Rush Limbaugh’s Ratings Woes Continue, Is His Career About To Be Over?


Rush Limbaugh’s ratings woes are continuing, and left-wing sources are reporting the news with something approaching glee, National Ledger is reporting.

As previously reported by the Inquisitr, the latest blow to Limbaugh and his talk-radio empire came from Boston, where he was dropped from flagship radio station WRKO. A new Boston station, WKOX, picked up The Rush Limbaugh Show, but it was little comfort: WKOX is described by Media Matters as a “bottom-rung” radio station with just a 0.6 share of the Boston radio market.

But Boston is only the latest Limbaugh woe as far as big-market radio stations go.

“[Limbaugh’s days as the king of talk radio seem to] be dwindling as the Boston fall from grace has previously played out for Limbaugh in places like Los Angeles and Indianapolis.

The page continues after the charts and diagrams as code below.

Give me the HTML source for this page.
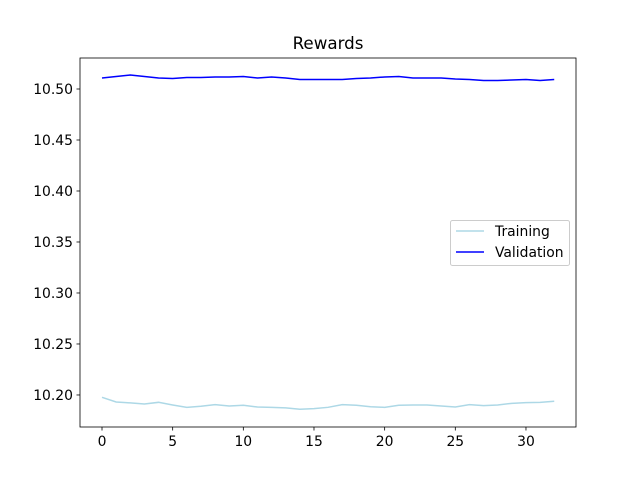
<!DOCTYPE html>
<html><head><meta charset="utf-8"><style>
body{margin:0;background:#fff}
svg text{font-family:"DejaVu Sans","Liberation Sans",sans-serif;font-size:13.9px;fill:#000}
</style></head><body>
<svg id="chart" width="640" height="480">
<rect width="640" height="480" fill="#fff"/>
<text x="328" y="49" text-anchor="middle" style="font-size:16.7px">Rewards</text>
<g id="plot"></g>
</svg>
<script>
const epochs=[...Array(33).keys()];
const training=[10.1977,10.1931,10.1922,10.1912,10.1928,10.1902,10.1879,10.1889,10.1905,10.1892,10.1899,10.1882,10.1879,10.1873,10.1860,10.1866,10.1879,10.1905,10.1899,10.1885,10.1879,10.1899,10.1902,10.1902,10.1892,10.1882,10.1905,10.1895,10.1902,10.1918,10.1925,10.1928,10.1938];
const validation=[10.5108,10.5123,10.5137,10.5123,10.5108,10.5103,10.5113,10.5113,10.5118,10.5118,10.5123,10.5108,10.5118,10.5108,10.5093,10.5093,10.5093,10.5093,10.5103,10.5108,10.5118,10.5123,10.5108,10.5108,10.5108,10.5098,10.5093,10.5083,10.5083,10.5088,10.5093,10.5083,10.5093];
const xTicks=[0,5,10,15,20,25,30];
const yTicks=[10.20,10.25,10.30,10.35,10.40,10.45,10.50];
const L=80,R=576,T=58,B=427;
const xMin=-1.557,xMax=33.54,yMin=10.1686,yMax=10.5304;
const xs=v=>L+(v-xMin)/(xMax-xMin)*(R-L);
const ys=v=>B-(v-yMin)/(yMax-yMin)*(B-T);
const NS="http://www.w3.org/2000/svg";
const g=document.getElementById('plot');
function mk(t,a){const e=document.createElementNS(NS,t);for(const k in a)e.setAttribute(k,a[k]);g.appendChild(e);return e;}
xTicks.forEach(v=>{
 const l=mk('line',{x1:xs(v),x2:xs(v),y1:B,y2:B+3.5,stroke:'#000','stroke-width':0.8});
 
 
 const t=mk('text',{x:xs(v),y:B+19,'text-anchor':'middle'});t.textContent=v;
 
 
});
yTicks.forEach(v=>{
 const l=mk('line',{x1:L-3.5,x2:L,y1:ys(v),y2:ys(v),stroke:'#000','stroke-width':0.8});
 
 
 const t=mk('text',{x:L-7,y:ys(v)+5,'text-anchor':'end'});t.textContent=v.toFixed(2);
 
 
});
function line(data,color,name){
 const p=mk('polyline',{points:data.map((v,i)=>xs(epochs[i])+','+ys(v)).join(' '),fill:'none',stroke:color,'stroke-width':1.5});
 
 
}
line(training,'#add8e6','training-line');
line(validation,'#0000ff','validation-line');
const fr=mk('rect',{x:L,y:T,width:R-L,height:B-T,fill:'none',stroke:'#000','stroke-width':0.8});


const lg=mk('rect',{x:450.5,y:220.5,width:119,height:45,fill:'#fff',stroke:'#ccc',rx:2});


[['Training','#add8e6',231],['Validation','#0000ff',252]].forEach(([n,c,y])=>{
 const l=mk('line',{x1:456,x2:484,y1:y,y2:y,stroke:c,'stroke-width':1.5});
 
 
 const t=mk('text',{x:495,y:y+5});t.textContent=n;
 
 
});
</script>
</body></html>
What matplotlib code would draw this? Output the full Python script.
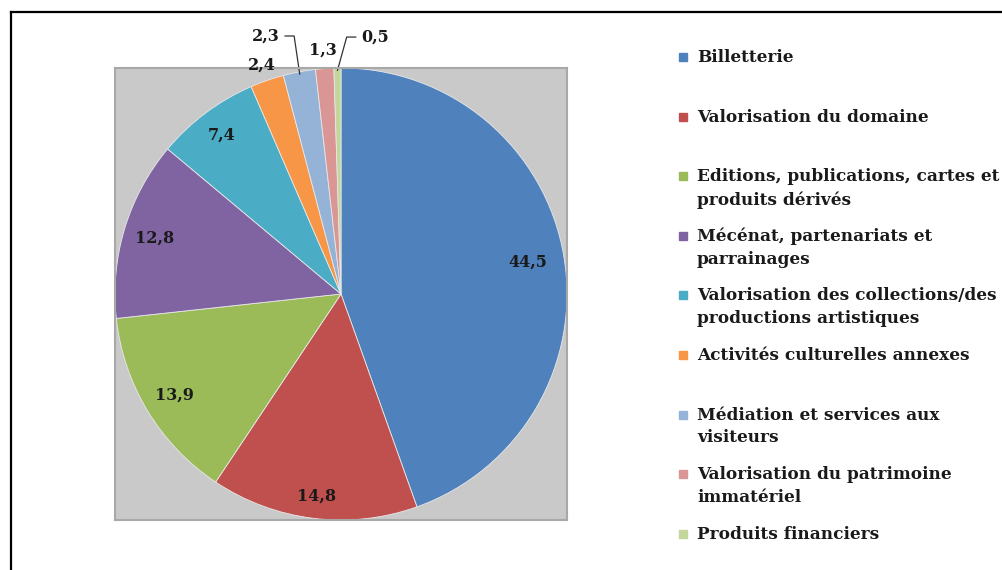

In each instance, Limbaugh exited a prosperous, longtime radio home and was forced to settle for an also-ran outlet with miniscule ratings.”

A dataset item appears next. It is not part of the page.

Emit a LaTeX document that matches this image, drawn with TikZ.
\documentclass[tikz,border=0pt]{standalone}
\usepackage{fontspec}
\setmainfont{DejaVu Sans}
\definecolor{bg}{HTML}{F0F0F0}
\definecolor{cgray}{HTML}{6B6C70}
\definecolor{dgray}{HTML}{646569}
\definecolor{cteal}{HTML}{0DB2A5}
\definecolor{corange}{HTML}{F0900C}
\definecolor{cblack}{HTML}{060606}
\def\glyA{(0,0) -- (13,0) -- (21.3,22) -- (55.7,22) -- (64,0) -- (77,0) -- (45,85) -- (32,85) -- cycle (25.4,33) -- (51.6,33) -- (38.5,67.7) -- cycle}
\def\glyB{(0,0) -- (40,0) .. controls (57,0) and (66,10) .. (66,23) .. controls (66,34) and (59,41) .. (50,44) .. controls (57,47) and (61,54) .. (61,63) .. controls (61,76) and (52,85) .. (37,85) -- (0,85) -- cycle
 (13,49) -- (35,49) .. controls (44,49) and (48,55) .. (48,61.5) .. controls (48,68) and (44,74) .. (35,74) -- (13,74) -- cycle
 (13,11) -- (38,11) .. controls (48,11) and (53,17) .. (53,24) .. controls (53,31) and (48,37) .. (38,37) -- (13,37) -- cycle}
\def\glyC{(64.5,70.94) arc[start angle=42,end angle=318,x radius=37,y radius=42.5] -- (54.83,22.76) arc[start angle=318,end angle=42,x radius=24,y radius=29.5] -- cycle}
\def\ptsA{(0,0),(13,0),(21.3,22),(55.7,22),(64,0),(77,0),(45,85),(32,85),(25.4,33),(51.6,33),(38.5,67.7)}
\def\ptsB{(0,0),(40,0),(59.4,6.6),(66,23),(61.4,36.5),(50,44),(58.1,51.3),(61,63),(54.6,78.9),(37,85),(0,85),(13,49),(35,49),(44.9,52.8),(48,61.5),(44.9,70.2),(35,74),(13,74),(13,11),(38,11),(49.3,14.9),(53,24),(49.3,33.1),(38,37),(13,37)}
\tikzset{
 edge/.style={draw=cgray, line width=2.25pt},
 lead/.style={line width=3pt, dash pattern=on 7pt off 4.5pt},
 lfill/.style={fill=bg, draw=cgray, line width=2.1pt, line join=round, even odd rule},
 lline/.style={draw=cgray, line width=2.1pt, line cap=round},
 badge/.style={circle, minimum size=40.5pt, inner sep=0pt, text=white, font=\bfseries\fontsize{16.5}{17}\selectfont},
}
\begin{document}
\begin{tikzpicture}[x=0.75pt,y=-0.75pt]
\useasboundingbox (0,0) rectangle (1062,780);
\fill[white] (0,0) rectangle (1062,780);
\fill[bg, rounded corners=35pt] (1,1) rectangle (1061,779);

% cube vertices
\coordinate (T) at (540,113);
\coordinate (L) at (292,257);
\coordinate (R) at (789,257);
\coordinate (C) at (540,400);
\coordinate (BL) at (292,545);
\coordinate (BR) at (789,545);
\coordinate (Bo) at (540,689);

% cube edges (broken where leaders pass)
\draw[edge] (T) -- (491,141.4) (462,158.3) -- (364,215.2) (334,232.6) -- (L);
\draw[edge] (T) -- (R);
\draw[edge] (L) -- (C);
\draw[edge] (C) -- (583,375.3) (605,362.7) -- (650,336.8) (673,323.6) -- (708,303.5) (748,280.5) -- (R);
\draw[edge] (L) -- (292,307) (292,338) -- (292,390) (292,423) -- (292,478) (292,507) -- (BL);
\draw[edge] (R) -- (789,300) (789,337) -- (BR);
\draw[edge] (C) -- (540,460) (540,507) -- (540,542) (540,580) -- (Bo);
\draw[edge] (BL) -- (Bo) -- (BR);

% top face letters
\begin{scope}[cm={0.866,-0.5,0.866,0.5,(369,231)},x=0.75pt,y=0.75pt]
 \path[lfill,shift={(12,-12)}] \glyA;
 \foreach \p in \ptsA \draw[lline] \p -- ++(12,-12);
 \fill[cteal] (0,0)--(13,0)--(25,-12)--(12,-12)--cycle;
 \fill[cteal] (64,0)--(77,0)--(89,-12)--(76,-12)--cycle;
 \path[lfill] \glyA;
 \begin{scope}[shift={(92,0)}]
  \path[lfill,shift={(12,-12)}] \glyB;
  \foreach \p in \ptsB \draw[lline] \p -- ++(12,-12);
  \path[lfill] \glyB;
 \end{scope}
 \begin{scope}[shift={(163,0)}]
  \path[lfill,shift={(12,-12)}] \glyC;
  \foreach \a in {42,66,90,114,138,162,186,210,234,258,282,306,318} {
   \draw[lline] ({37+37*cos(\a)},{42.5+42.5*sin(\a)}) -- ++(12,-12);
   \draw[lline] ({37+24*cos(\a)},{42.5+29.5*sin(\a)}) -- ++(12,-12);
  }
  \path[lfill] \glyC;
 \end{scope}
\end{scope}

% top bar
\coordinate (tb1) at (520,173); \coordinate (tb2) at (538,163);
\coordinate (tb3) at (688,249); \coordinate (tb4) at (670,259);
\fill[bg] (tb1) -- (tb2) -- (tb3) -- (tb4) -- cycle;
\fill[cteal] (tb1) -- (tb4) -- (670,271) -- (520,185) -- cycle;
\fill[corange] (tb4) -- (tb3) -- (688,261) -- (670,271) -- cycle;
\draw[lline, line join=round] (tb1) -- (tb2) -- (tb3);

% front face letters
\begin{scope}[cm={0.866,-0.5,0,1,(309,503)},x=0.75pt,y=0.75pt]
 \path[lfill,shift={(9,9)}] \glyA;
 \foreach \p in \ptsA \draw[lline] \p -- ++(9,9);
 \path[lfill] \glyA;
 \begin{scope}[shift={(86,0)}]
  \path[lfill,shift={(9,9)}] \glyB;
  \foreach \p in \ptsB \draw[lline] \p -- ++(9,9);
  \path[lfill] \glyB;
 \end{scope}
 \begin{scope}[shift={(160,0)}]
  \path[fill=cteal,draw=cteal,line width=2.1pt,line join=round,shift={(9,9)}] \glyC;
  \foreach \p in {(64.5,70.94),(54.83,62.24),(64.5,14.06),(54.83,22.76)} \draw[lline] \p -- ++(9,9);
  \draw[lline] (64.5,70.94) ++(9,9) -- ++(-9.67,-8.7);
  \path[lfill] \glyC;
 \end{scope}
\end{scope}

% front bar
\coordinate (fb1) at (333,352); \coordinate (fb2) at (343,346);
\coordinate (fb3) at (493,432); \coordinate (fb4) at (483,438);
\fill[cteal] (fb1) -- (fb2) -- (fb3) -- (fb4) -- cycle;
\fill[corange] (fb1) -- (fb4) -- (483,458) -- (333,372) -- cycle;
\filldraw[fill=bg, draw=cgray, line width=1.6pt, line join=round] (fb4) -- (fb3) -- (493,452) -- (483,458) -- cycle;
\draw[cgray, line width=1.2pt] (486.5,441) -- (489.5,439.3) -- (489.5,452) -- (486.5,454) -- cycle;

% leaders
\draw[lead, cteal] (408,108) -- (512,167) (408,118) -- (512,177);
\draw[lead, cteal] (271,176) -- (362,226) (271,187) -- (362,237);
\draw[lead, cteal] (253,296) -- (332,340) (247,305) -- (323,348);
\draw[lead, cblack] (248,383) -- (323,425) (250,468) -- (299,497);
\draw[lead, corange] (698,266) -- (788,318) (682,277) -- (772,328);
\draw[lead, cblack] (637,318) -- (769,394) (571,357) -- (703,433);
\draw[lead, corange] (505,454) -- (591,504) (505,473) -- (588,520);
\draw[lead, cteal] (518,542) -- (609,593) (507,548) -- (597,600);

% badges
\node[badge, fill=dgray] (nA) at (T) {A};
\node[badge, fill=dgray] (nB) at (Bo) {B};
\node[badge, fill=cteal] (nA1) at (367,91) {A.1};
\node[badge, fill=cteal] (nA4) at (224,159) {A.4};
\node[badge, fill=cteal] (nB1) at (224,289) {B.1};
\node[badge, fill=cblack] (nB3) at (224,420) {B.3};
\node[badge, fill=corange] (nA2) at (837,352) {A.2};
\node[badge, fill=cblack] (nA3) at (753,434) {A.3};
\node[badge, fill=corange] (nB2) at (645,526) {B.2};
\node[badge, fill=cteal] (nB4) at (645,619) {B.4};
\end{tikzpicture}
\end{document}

The New York Daily News writer, David Hinckley, points to a single, defining moment as the beginning of the end for Rush Limbaugh: his controversial remarks in 2012 about Georgetown law student Sandra Fluke. Fluke had spoken openly about her belief that birth control should be covered by health insurance at private, religious institutions. Limbaugh took umbrage.

“What does that make her? It makes her a slut, right? It makes her a prostitute. She wants to be paid to have sex. She’s having so much sex she can’t afford the contraception.”

Limbaugh would later apologize, but the damage had already been done. Advertisers began fleeing the show in droves, and Hinckley speculates that the fallout from the Fluke controversy may bode poorly for Rush when his contract with syndicator Premiere expires in 2016.

There may be more at play to Rush Limbaugh’s ratings woes than simply fatigue at his remarks and his brand of conservative bombast, however. As former talk-show host and media blogger Daryl Parks puts it, the talk radio format itself is becoming a victim of changing habits when it comes to listening to radio content.

“Today’s talk radio is fast fading into the sunset because of a format stuck with 1990s rhetoric. [The] constant right-wing political drumbeat no longer resonates.”

Still, rumors of the death of Rush Limbaugh’s radio presence may be premature and greatly exaggerated, says radio-industry watcher Tom Taylor.

“Rush still makes money for Premiere. Through his show and related off-air activities (including the website run by Premiere). But it’s probably not as much as he brought in in 2008.”

In other words, Rush Limbaugh’s ratings woes may lead to a (comparatively) smaller contract after 2016, but don’t count him out just yet.